A writ of habeas corpus can not be used to review the regularity of proceedings in inferior courts, nor to fill the office of a writ of error or appeal. Ex parte Cox, 53 Tex. Crim. 240; Perry v. State, 41 Tex. 488; Darrah v. Westerlage, 44 Tex. 388; Ex parte Scwartz, 2 Texas Crim. App., 74; Ex parte Oliver, 3 Texas Crim. App., 345; Ex parte Slaren, 3 Texas Crim. App., 662; Ex parte Mabry, 5 Texas Crim. App., 93; Griffin v. State, 5 Texas Crim. App., 457; Ex parte McGill, 6 Texas Crim. App., 498; Ex parte Boland, 11 Texas Crim. App., 159; Ex parte Dickerson, 30 Texas Crim. App., 448; Milliken v. City Council, 54 Tex. 388. The doctrine, too, is well settled that the District Court, being a court of general jurisdiction, its judgments can not be collaterally attacked, and the writ of habeas corpus is not available for that purpose. Ex parte Call, 2 Texas Crim. App., 497; Ex parte Branch, 36 Tex.Crim. Rep..
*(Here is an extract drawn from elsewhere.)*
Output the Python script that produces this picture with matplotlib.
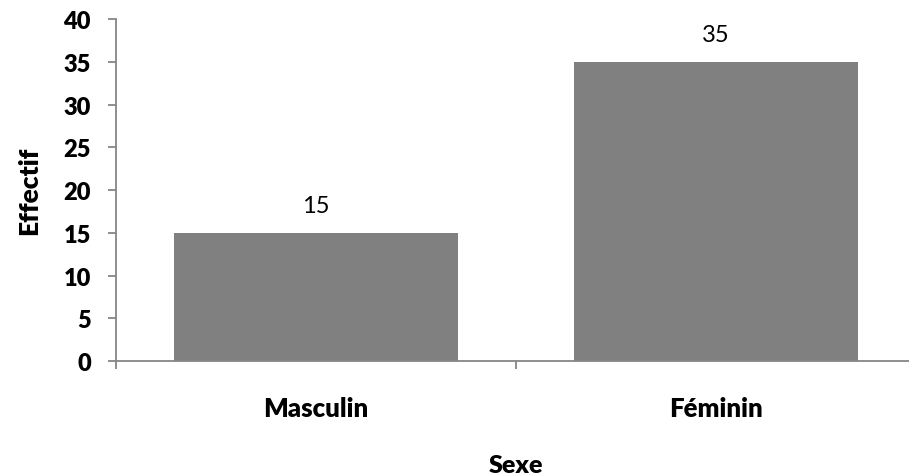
import matplotlib.pyplot as plt
import numpy as np

sexe = ["Masculin", "Féminin"]
effectif = [15, 35]

plt.rcParams['font.family'] = ['Lato', 'DejaVu Sans']
gris = "#868686"

fig = plt.figure(figsize=(9.09, 4.77), dpi=100)
# axe qui deborde un peu a droite comme dans l'original
ax = fig.add_axes([116/909, 1-362/477, 800/909, 342/477])

x = np.arange(len(sexe))
barres = ax.bar(x, effectif, width=0.71, color="#808080")
for b, v in zip(barres, effectif):
	ax.text(b.get_x()+b.get_width()/2, v+2.0, str(v), ha="center", va="bottom", fontsize=17)

ax.set_xlim(-0.5, 1.5)
ax.set_ylim(0, 40)
ax.set_yticks(range(0, 41, 5))
ax.set_yticklabels([str(v) for v in range(0, 41, 5)], fontsize=17, fontweight="heavy")
ax.set_xticks([-0.5, 0.5, 1.5])
ax.set_xticklabels([])
ax.set_xticks(x, minor=True)
ax.set_xticklabels(sexe, minor=True, fontsize=18.5, fontweight="heavy")
ax.tick_params(axis="x", which="minor", length=0, pad=25)
ax.tick_params(axis="x", which="major", length=6, width=1.3, color=gris)
ax.tick_params(axis="y", length=6, width=1.3, color=gris, pad=12)

for s in ["top", "right"]:
	ax.spines[s].set_visible(False)
for s in ["left", "bottom"]:
	ax.spines[s].set_color(gris)
	ax.spines[s].set_linewidth(1.3)

ax.set_ylabel("Effectif", fontsize=19, fontweight="heavy", labelpad=16)
ax.set_xlabel("Sexe", fontsize=18, fontweight="heavy", labelpad=25)

fig.savefig("out.png", dpi=100)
2. In the case of Lane v. Bell, supra, it was distinctly held that the act was not invalid as being in contravention of article 3, section 35, of the Constitution quoted above. The opinion in that case contains a quite satisfactory treatment of the question, and it is to be noted, as agreed, this judgment was on application for writ of error affirmed, and received the approval of our Supreme Court. It is our own judgment that the decision in the case of Lane v. Bell, supra, is correct, and we should, in any event, be very reluctant to hold otherwise in view of the action of our Supreme Court holding to the same effect.
3. Nor is there any merit in the other question raised by relator, that the Act of the Thirty-first Legislature was invalid, which provides that the citizen suing out the injunction shall not be required to show that he is personally injured by the acts complained of, or that same is repealed by section 3 of article 2989 as amended by the Thirty-first Legislature, page 354. It is well settled that repeals by implication are not favored. This Act does not by its terms or by necessary implication repeal the authority granted under the law by virtue of which the process issued. The Act of the Thirty-first Legislature had reference largely to the practice with reference to granting writs, hearing thereof, and appeals, and orders granted therein, but was not, we think, intended or designed, nor would it have the effect of repealing a substantive grant of authority to issue the writ as was granted in the Act under which these proceedings were had.
On full consideration of the entire subject we are clear that relator is not entitled to the relief here sought, and it is, therefore, ordered that she be remanded to the custody of the sheriff of Cooke County.
Relator remanded to custody.
[Rehearing denied January 12, 1910. — Reporter.]